## STATED TASK
Retype, word for word, the lines between the ones holding "What matplotlib code" and "lab.set_fontsize(11)", inclusive; pictures stay out of the copy.
※
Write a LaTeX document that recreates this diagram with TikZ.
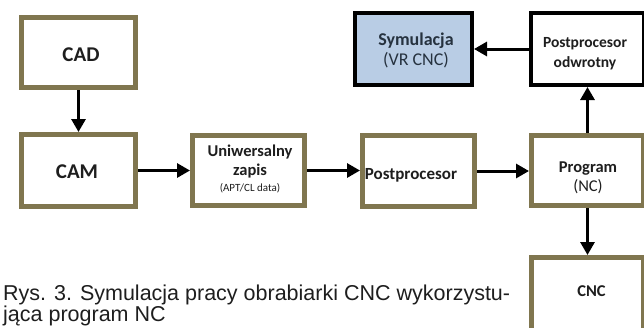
\documentclass[tikz,border=0pt]{standalone}
\usepackage{fontspec}
\setmainfont{Carlito}
\newfontfamily\capfont{Liberation Sans}
\usetikzlibrary{arrows.meta}
\definecolor{boxolive}{HTML}{80764F}
\definecolor{simblue}{HTML}{B9CDE5}
\definecolor{simtext}{HTML}{26323F}
\definecolor{ink}{HTML}{1E1E1E}
\begin{document}
\begin{tikzpicture}[x=1pt,y=-1pt,
  stagebox/.style={draw=boxolive,line width=5pt,fill=white,inner sep=0pt},
  viewbox/.style={draw=black,line width=4pt,fill=white,inner sep=0pt},
  lbl/.style={anchor=base,inner sep=0pt,text=ink},
  big/.style={font=\fontsize{21}{21}\selectfont\bfseries},
  mid/.style={font=\fontsize{16.5}{20}\selectfont\bfseries},
  midr/.style={font=\fontsize{16.5}{20}\selectfont},
  flow/.style={draw=black,line width=3pt,-{Triangle[length=13pt,width=14pt]}}]
\useasboundingbox (0,0) rectangle (644,327);
\clip (0,0) rectangle (644,327);
\fill[white] (0,0) rectangle (644,327);

% process boxes
\node[stagebox,minimum width=114pt,minimum height=70pt] (cad)  at (78.5,52.5) {};
\node[stagebox,minimum width=114pt,minimum height=72pt] (cam)  at (78.5,170.5) {};
\node[stagebox,minimum width=112pt,minimum height=70pt] (uni)  at (248.5,170.5) {};
\node[stagebox,minimum width=112pt,minimum height=71pt] (post) at (418.5,171) {};
\node[stagebox,minimum width=112pt,minimum height=70pt] (prog) at (587.5,170.5) {};
\node[stagebox,minimum width=112pt,minimum height=85pt] (cnc)  at (587.5,300) {};
\node[viewbox,fill=simblue,minimum width=117pt,minimum height=72pt] (sym) at (413.5,49) {};
\node[viewbox,minimum width=113pt,minimum height=72pt] (podw) at (587.5,49) {};

% box labels
\node[lbl,big] (cadT) at (81,61) {CAD};
\node[lbl,big] (camT) at (77,178) {CAM};
\node[lbl,mid] (uniT1) at (250,156) {Uniwersalny};
\node[lbl,mid] (uniT2) at (250,175) {zapis};
\node[lbl,font=\fontsize{11}{13}\selectfont] (uniT3) at (250,191) {(APT/CL data)};
\node[lbl,font=\fontsize{17}{20}\selectfont\bfseries] (postT) at (411,179) {Postprocesor};
\node[lbl,mid] (progT1) at (588,172) {Program};
\node[lbl,midr] (progT2) at (588,191) {(NC)};
\node[lbl,font=\fontsize{16.5}{18}\selectfont\bfseries] (cncT) at (591.5,296) {CNC};
\node[lbl,text=simtext,font=\fontsize{18}{20}\selectfont\bfseries] (symT1) at (416,45) {Symulacja};
\node[lbl,text=simtext,font=\fontsize{18}{20}\selectfont] (symT2) at (416,65) {(VR CNC)};
\node[lbl,font=\fontsize{15.5}{20}\selectfont\bfseries] (podwT1) at (585,47) {Postprocesor};
\node[lbl,font=\fontsize{15.5}{20}\selectfont\bfseries] (podwT2) at (585,67) {odwrotny};

% connectors
\draw[flow] (cad) -- (cam);
\draw[flow] (cam) -- (uni);
\draw[flow] (uni) -- (uni -| post.west);
\draw[flow] (post) -- (post -| prog.west);
\draw[flow] (prog) -- (podw);
\draw[flow] (podw) -- (sym);
\draw[flow] (prog) -- (cnc);

% caption
\node[anchor=base west,inner sep=0pt,text=ink,font=\capfont\fontsize{21.5}{21}\selectfont] (cap1) at (3,300) {Rys. 3. Symulacja pracy obrabiarki CNC wykorzystu-};
\node[anchor=base west,inner sep=0pt,text=ink,font=\capfont\fontsize{21.5}{21}\selectfont] (cap2) at (3,321) {jąca program NC};
\end{tikzpicture}
\end{document}
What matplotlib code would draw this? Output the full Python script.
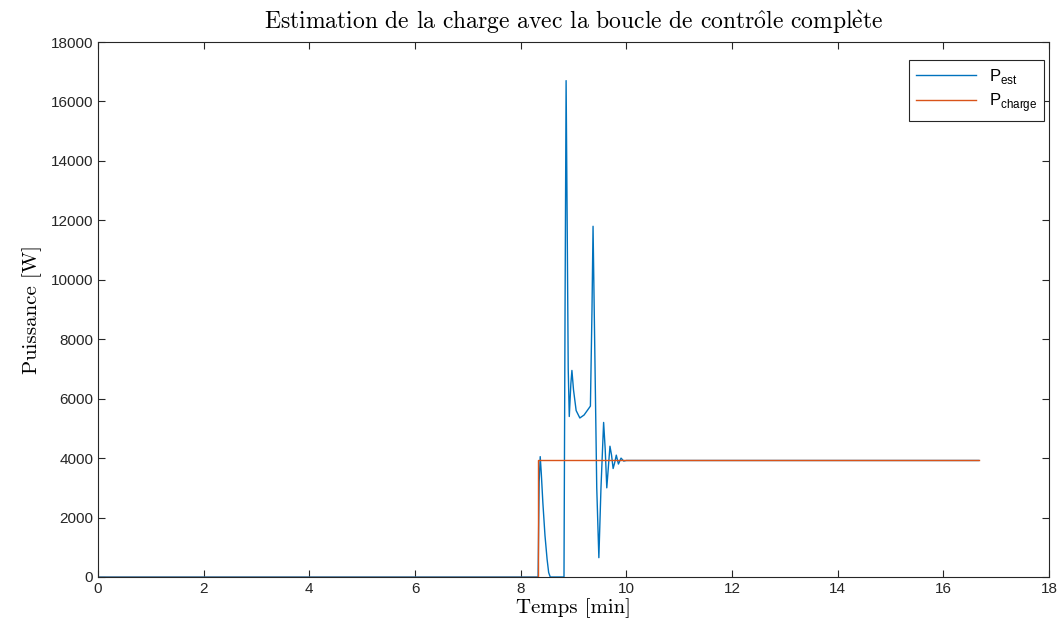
import matplotlib
matplotlib.use("Agg")
import matplotlib.pyplot as plt

# temps [min] et puissance estimee [W]
t_est = [0, 8.33, 8.35, 8.37, 8.39, 8.42, 8.46, 8.50, 8.53, 8.56,
         8.82, 8.84, 8.86, 8.88, 8.90, 8.92, 8.95, 8.97, 9.00, 9.05,
         9.12, 9.20, 9.28, 9.32, 9.35, 9.37, 9.40, 9.44, 9.48, 9.52,
         9.57, 9.60, 9.63, 9.66, 9.69, 9.72, 9.75, 9.78, 9.81, 9.85,
         9.90, 9.95, 10.0, 16.67]
p_est = [0, 0, 3200, 4050, 3500, 2500, 1400, 600, 150, 0,
         0, 9000, 16700, 12000, 7000, 5400, 6500, 6950, 6300, 5600,
         5350, 5450, 5650, 5750, 9000, 11800, 8000, 3000, 650, 3000,
         5200, 4300, 3000, 3700, 4400, 4100, 3650, 3850, 4100, 3800,
         4000, 3900, 3920, 3920]

# puissance de charge [W]
t_charge = [0, 8.33, 8.33, 16.67]
p_charge = [0, 0, 3920, 3920]

plt.rcParams['mathtext.fontset'] = 'custom'
plt.rcParams['mathtext.rm'] = 'cmr10'
plt.rcParams['mathtext.sf'] = 'Liberation Sans'

fig = plt.figure(figsize=(10.61, 6.39), dpi=100)
ax = fig.add_axes([98/1061, 1-577/639, (1049-98)/1061, (577-42)/639])

ax.plot(t_est, p_est, color="#0072BD", lw=1.0, label=r'$\mathsf{P}_{\mathsf{est}}$')
ax.plot(t_charge, p_charge, color="#D95319", lw=1.0, label=r'$\mathsf{P}_{\mathsf{charge}}$')

ax.set_xlim(0, 18)
ax.set_ylim(0, 18000)
ax.set_xticks(range(0, 19, 2))
ax.set_yticks(range(0, 18001, 2000))

gris = "#262626"
for s in ax.spines.values():
    s.set_color(gris)
    s.set_linewidth(0.8)
ax.tick_params(direction='in', top=True, right=True, colors=gris, length=5, width=0.8)
for lab in ax.get_xticklabels() + ax.get_yticklabels():
    lab.set_fontfamily('Liberation Sans')
    lab.set_fontsize(11)

serif = ['cmr10', 'DejaVu Serif']
ax.set_title(r'$\mathrm{Estimation\ de\ la\ charge\ avec\ la\ boucle\ de\ contr\hat{o}le\ compl\grave{e}te}$',
             fontsize=17, color='black', pad=9)
ax.set_xlabel('Temps [min]', fontfamily=serif, fontsize=15, labelpad=2)
ax.set_ylabel('Puissance [W]', fontfamily=serif, fontsize=15, labelpad=6)

leg = ax.legend(loc='upper right', fontsize=12, fancybox=False, framealpha=1,
                edgecolor=gris, handlelength=3.6, borderpad=0.4,
                labelspacing=0.35, borderaxespad=0.3,
                bbox_to_anchor=(1.0, 0.976))
leg.get_frame().set_linewidth(0.8)

fig.savefig("out.png", dpi=100)
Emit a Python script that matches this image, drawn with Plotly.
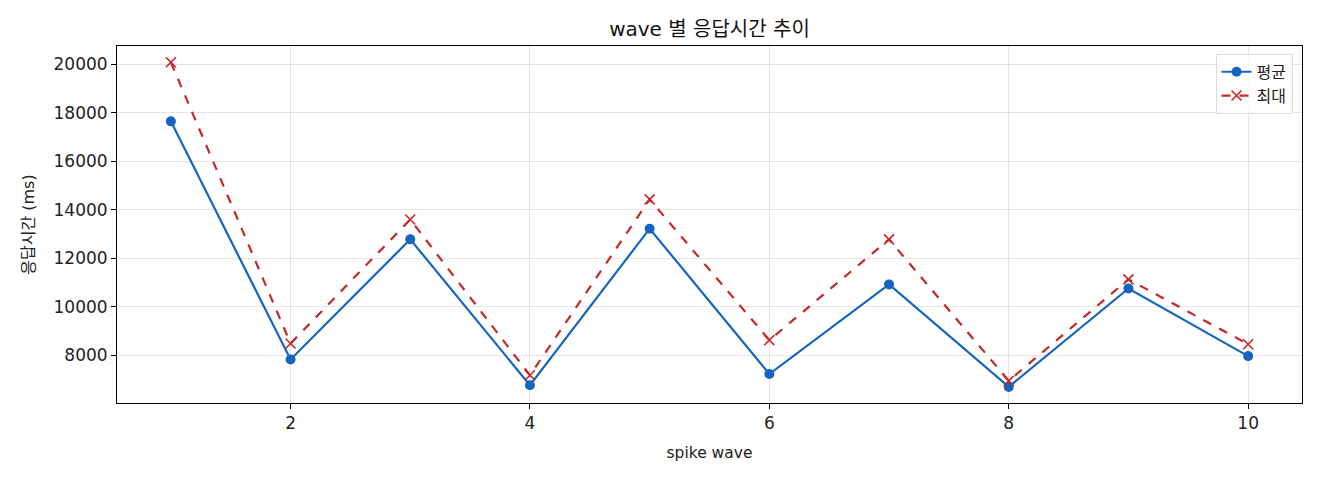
import plotly.graph_objects as go

waves = [1, 2, 3, 4, 5, 6, 7, 8, 9, 10]
avg_ms = [17650, 7820, 12780, 6760, 13220, 7220, 10920, 6690, 10750, 7960]
max_ms = [20090, 8480, 13600, 7170, 14430, 8620, 12780, 6940, 11130, 8450]
x_ticks = [2, 4, 6, 8, 10]
y_ticks = [8000, 10000, 12000, 14000, 16000, 18000, 20000]
y_tick_text = [str(v) for v in y_ticks]

FONT = "DejaVu Sans, Noto Sans CJK KR"
BLUE = "#1565C0"
RED = "#C62828"

fig = go.Figure()
fig.add_trace(go.Scatter(
    x=waves, y=avg_ms, name="평균", mode="lines+markers",
    line=dict(color=BLUE, width=2.2),
    marker=dict(symbol="circle", size=10, color=BLUE),
))
fig.add_trace(go.Scatter(
    x=waves, y=max_ms, name="최대", mode="lines+markers",
    line=dict(color=RED, width=2.2, dash="dash"),
    marker=dict(symbol="x-thin", size=10, color=RED, line=dict(color=RED, width=1.6)),
))

axis_common = dict(
    showline=True, linecolor="black", linewidth=1, mirror=True,
    ticks="outside", ticklen=5, tickcolor="black", tickwidth=1,
    showgrid=True, gridcolor="rgba(0,0,0,0.1)", gridwidth=1,
    zeroline=False, tickfont=dict(family=FONT, size=17, color="#222"),
)

fig.update_layout(
    width=1320, height=480,
    margin=dict(l=117, r=18, t=46, b=77),
    paper_bgcolor="white", plot_bgcolor="white",
    font=dict(family=FONT, color="#222"),
    title=dict(text="wave 별 응답시간 추이", x=(117 + 1302) / 2 / 1320, xanchor="center",
               y=1 - 29 / 480, yanchor="middle", font=dict(family=FONT, size=20, color="#111")),
    xaxis=dict(range=[0.55, 10.45], tickvals=x_ticks,
               title=dict(text="spike wave", font=dict(family=FONT, size=15.5), standoff=14),
               **axis_common),
    yaxis=dict(range=[6025, 20760], tickvals=y_ticks, ticktext=y_tick_text,
               title=dict(text="응답시간 (ms)", font=dict(family=FONT, size=16), standoff=14),
               **axis_common),
    legend=dict(x=0.992, y=0.978, xanchor="right", yanchor="top",
                bgcolor="rgba(255,255,255,0.8)", bordercolor="#ddd", borderwidth=1,
                font=dict(family=FONT, size=16), tracegroupgap=6),
    showlegend=True,
)

fig.write_html("out.html", config={"displayModeBar": False},
               post_script="document.body.style.margin='0';document.body.style.padding='0';")
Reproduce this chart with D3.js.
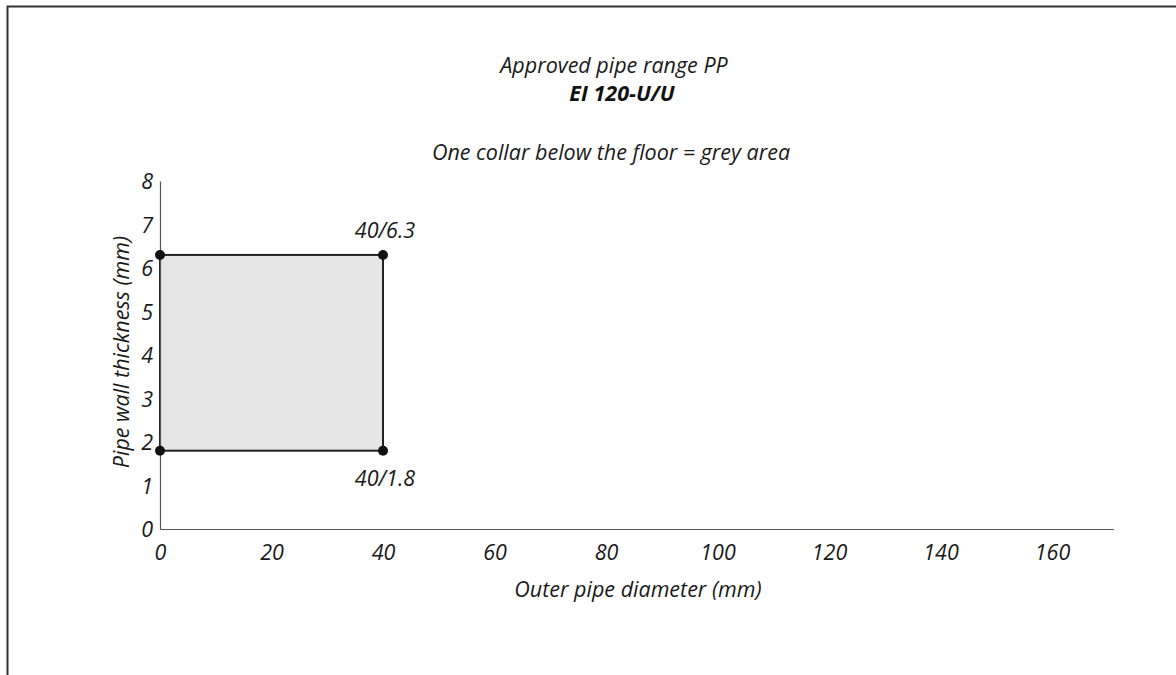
※
## FULL OUTPUT
What matplotlib code would draw this? Output the full Python script.
import matplotlib
matplotlib.use("Agg")
import matplotlib.pyplot as plt

# temps [min] et puissance estimee [W]
t_est = [0, 8.33, 8.35, 8.37, 8.39, 8.42, 8.46, 8.50, 8.53, 8.56,
         8.82, 8.84, 8.86, 8.88, 8.90, 8.92, 8.95, 8.97, 9.00, 9.05,
         9.12, 9.20, 9.28, 9.32, 9.35, 9.37, 9.40, 9.44, 9.48, 9.52,
         9.57, 9.60, 9.63, 9.66, 9.69, 9.72, 9.75, 9.78, 9.81, 9.85,
         9.90, 9.95, 10.0, 16.67]
p_est = [0, 0, 3200, 4050, 3500, 2500, 1400, 600, 150, 0,
         0, 9000, 16700, 12000, 7000, 5400, 6500, 6950, 6300, 5600,
         5350, 5450, 5650, 5750, 9000, 11800, 8000, 3000, 650, 3000,
         5200, 4300, 3000, 3700, 4400, 4100, 3650, 3850, 4100, 3800,
         4000, 3900, 3920, 3920]

# puissance de charge [W]
t_charge = [0, 8.33, 8.33, 16.67]
p_charge = [0, 0, 3920, 3920]

plt.rcParams['mathtext.fontset'] = 'custom'
plt.rcParams['mathtext.rm'] = 'cmr10'
plt.rcParams['mathtext.sf'] = 'Liberation Sans'

fig = plt.figure(figsize=(10.61, 6.39), dpi=100)
ax = fig.add_axes([98/1061, 1-577/639, (1049-98)/1061, (577-42)/639])

ax.plot(t_est, p_est, color="#0072BD", lw=1.0, label=r'$\mathsf{P}_{\mathsf{est}}$')
ax.plot(t_charge, p_charge, color="#D95319", lw=1.0, label=r'$\mathsf{P}_{\mathsf{charge}}$')

ax.set_xlim(0, 18)
ax.set_ylim(0, 18000)
ax.set_xticks(range(0, 19, 2))
ax.set_yticks(range(0, 18001, 2000))

gris = "#262626"
for s in ax.spines.values():
    s.set_color(gris)
    s.set_linewidth(0.8)
ax.tick_params(direction='in', top=True, right=True, colors=gris, length=5, width=0.8)
for lab in ax.get_xticklabels() + ax.get_yticklabels():
    lab.set_fontfamily('Liberation Sans')
    lab.set_fontsize(11)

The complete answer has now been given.